Philippe Cornet
Philippe Cornet Journaliste musique

brad’s attack! – En public, les six originaux de Brad Mehldau et les sept reprises se fondent dans une seule musique live, d’une densité absolue.

Distribué par Warner.

Il ne sourit pas, parle peu, n’est pas forcément aimable et porte un tatouage sur le bras droit. Peut-être un serpent qui remonte jusqu’au cerveau. Davantage un look de gouape pas rassurante que de concertiste. Brad Mehldau, trente-sept ans à peine, est un pianiste brillant qui détourne une bonne partie de la syntaxe du jazz classique – quelles que soient les notions parcourues par ce terme – pour en faire une musique en découverte perpétuelle. Un truc régénéré qui réussit la plupart du temps à retrouver une forme d’urgence rare dans le jazz actuel. Comme dans les autres musiques aussi d’ailleurs. Mehldau fait du bruit mais pas pour rien. Dans ce copieux double album live qui nous arrive, presque trois heures de musique, on retrouve tout ce qui fait la valeur de sa démarche: éclater les frontières et insérer dans leur porosité nouvellement acquise des sons fulgurants sur une partition complètement libertaire. Il ne faut pas être technicien du jazz pour renifler cette façon dont Mehldau et ses deux complices habituels – Jeff Ballard et Larry Grenadier – démontent un morceau. Ce sont les Pimp My Ride (une émission de MTV où on customise à mort des bagnoles pourries) du jazz contemporain: donnez-leur une chanson d’Oasis (?) et ils vous la ramènent avec une toute autre carcasse.
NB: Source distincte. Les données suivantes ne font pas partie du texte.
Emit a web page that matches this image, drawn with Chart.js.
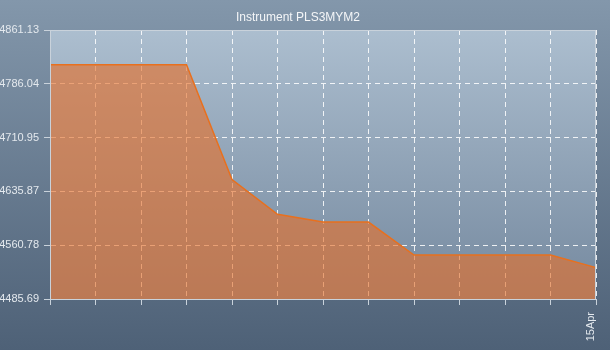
<!DOCTYPE html>
<html>
<head>
<meta charset="utf-8">
<script src="https://cdn.jsdelivr.net/npm/chart.js@4/dist/chart.umd.min.js"></script>
<style>
  html, body { margin: 0; padding: 0; background: #6a7e94; }
  #wrap { width: 610px; height: 350px; }
</style>
</head>
<body>
<div id="wrap"><canvas id="grafico" width="610" height="350"></canvas></div>
<script>
const titulo = 'Instrument PLS3MYM2'
const etiquetas = ['', '', '', '', '', '', '', '', '', '', '', '', '15Apr']
const valores = [4812.5, 4812.5, 4812.5, 4812.5, 4652.5, 4604.0, 4593.0, 4593.0, 4547.0, 4547.0, 4547.0, 4547.0, 4529.5]
const ticks_y = [4485.69, 4560.78, 4635.87, 4710.95, 4786.04, 4861.13]

const fondo = {
  id: 'fondo',
  beforeDraw(chart) {
    const ctx = chart.ctx
    const a = chart.chartArea
    ctx.save()
    let g = ctx.createLinearGradient(0, 0, 0, chart.height)
    g.addColorStop(0, '#8397ab')
    g.addColorStop(1, '#4e6177')
    ctx.fillStyle = g
    ctx.fillRect(0, 0, chart.width, chart.height)
    g = ctx.createLinearGradient(0, a.top, 0, a.bottom)
    g.addColorStop(0, '#acbecf')
    g.addColorStop(1, '#75899f')
    ctx.fillStyle = g
    ctx.fillRect(a.left, a.top, a.right - a.left, a.bottom - a.top)
    ctx.restore()
  },
  afterDatasetsDraw(chart) {
    const ctx = chart.ctx
    const a = chart.chartArea
    ctx.save()
    ctx.strokeStyle = '#c9d2db'
    ctx.lineWidth = 1
    ctx.strokeRect(a.left + 0.5, a.top + 0.5, a.right - a.left - 1, a.bottom - a.top)
    ctx.restore()
  }
}

window.addEventListener('load', () => {
  Chart.defaults.font.family = 'Liberation Sans'
  Chart.defaults.font.size = 11
  new Chart(document.getElementById('grafico'), {
    type: 'line',
    data: {
      labels: etiquetas,
      datasets: [{
        data: valores,
        borderColor: '#e8701e',
        borderWidth: 1.5,
        backgroundColor: 'rgba(230, 112, 40, 0.62)',
        fill: 'start',
        tension: 0,
        pointRadius: 0
      }]
    },
    options: {
      responsive: false,
      animation: false,
      layout: { padding: { left: 0, right: 14, top: 0, bottom: 0 } },
      plugins: {
        legend: { display: false },
        tooltip: { enabled: false },
        title: {
          display: true,
          text: titulo,
          color: '#f4f6f8',
          font: { size: 12, weight: 'normal' },
          padding: { top: 10, bottom: 5.6 }
        }
      },
      scales: {
        x: {
          offset: false,
          afterFit: (s) => { s.height = 51; s.paddingLeft = 0; s.paddingRight = 0 },
          grid: {
            color: 'rgba(255,255,255,0.85)',
            tickBorderDash: [],
            tickColor: '#c9d2db',
            tickLength: 6
          },
          border: { display: true, color: '#c9d2db', dash: [5, 4] },
          ticks: {
            autoSkip: false,
            minRotation: 90,
            maxRotation: 90,
            padding: 7,
            labelOffset: -5,
            color: '#e4e9ee'
          }
        },
        y: {
          min: ticks_y[0],
          max: ticks_y[ticks_y.length - 1],
          afterFit: (s) => { s.width = 50; s.paddingTop = 0; s.paddingBottom = 0 },
          afterBuildTicks: (s) => { s.ticks = ticks_y.map(v => ({ value: v })) },
          grid: {
            color: 'rgba(255,255,255,0.85)',
            tickBorderDash: [],
            tickColor: '#c9d2db',
            tickLength: 6
          },
          border: { display: true, color: '#c9d2db', dash: [5, 4] },
          ticks: {
            padding: 5,
            color: '#e4e9ee',
            callback: (v) => Number(v).toFixed(2)
          }
        }
      }
    },
    plugins: [fondo]
  })
})
</script>
</body>
</html>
La mélodie de Wonderwall est toujours là mais, au début en tout cas, elle suinte de douceur, d’encoignures inédites, d’une sorte de laisser-aller presque décevant. Puis le piano et la section rythmique jouant l’un dans l’autre – plutôt que l’un pour l’autre – se fatiguent de la mélodie et dessinent une grande circonvolution aboutissant à la septième minute à une nouvelle renaissance du thème.

INVITATION AU VOYAGE

Ailleurs, c’est un peu la même histoire de déphasage. Dans O que sera, probablement l’une des mélodies les plus magiques de la musique brésilienne, l’entame du morceau semble coller à la mémoire de la mélodie, d’une lascivité hypnotique. Puis assez vite, Mehldau part ailleurs, avec un lien qu’on peut toujours croire latino – ces braises quelque part au second plan – mais il n’y a visiblement pour lui de bonne histoire que d’histoire malmenée. Sur cette plage de plus de dix minutes, le trio tord autant qu’il aime, plaçant sa dextérité toujours en-dessous de sa morale frondeuse. Dans The Very Thought Of You, une cover de l’Anglais Ray Noble, Mehldau se laisse aller à ce qu’il évite généralement: une interprétation ouvertement sentimentale, à l’opposé du Countdown de Coltrane, pigmenté comme un théorème des ensembles, mathématique, ludique, cavaleur.

Ne vous méprenez pas, cette musique n’est pas exclusivement spectaculaire, elle bâtit également de l’oubli, de l’évanescence, vous demande de lui faire confiance sur la destination qui n’est annoncée que par le titre du morceau. Et si celui-ci est souvent trompeur, le voyage en vaut franchement la peine.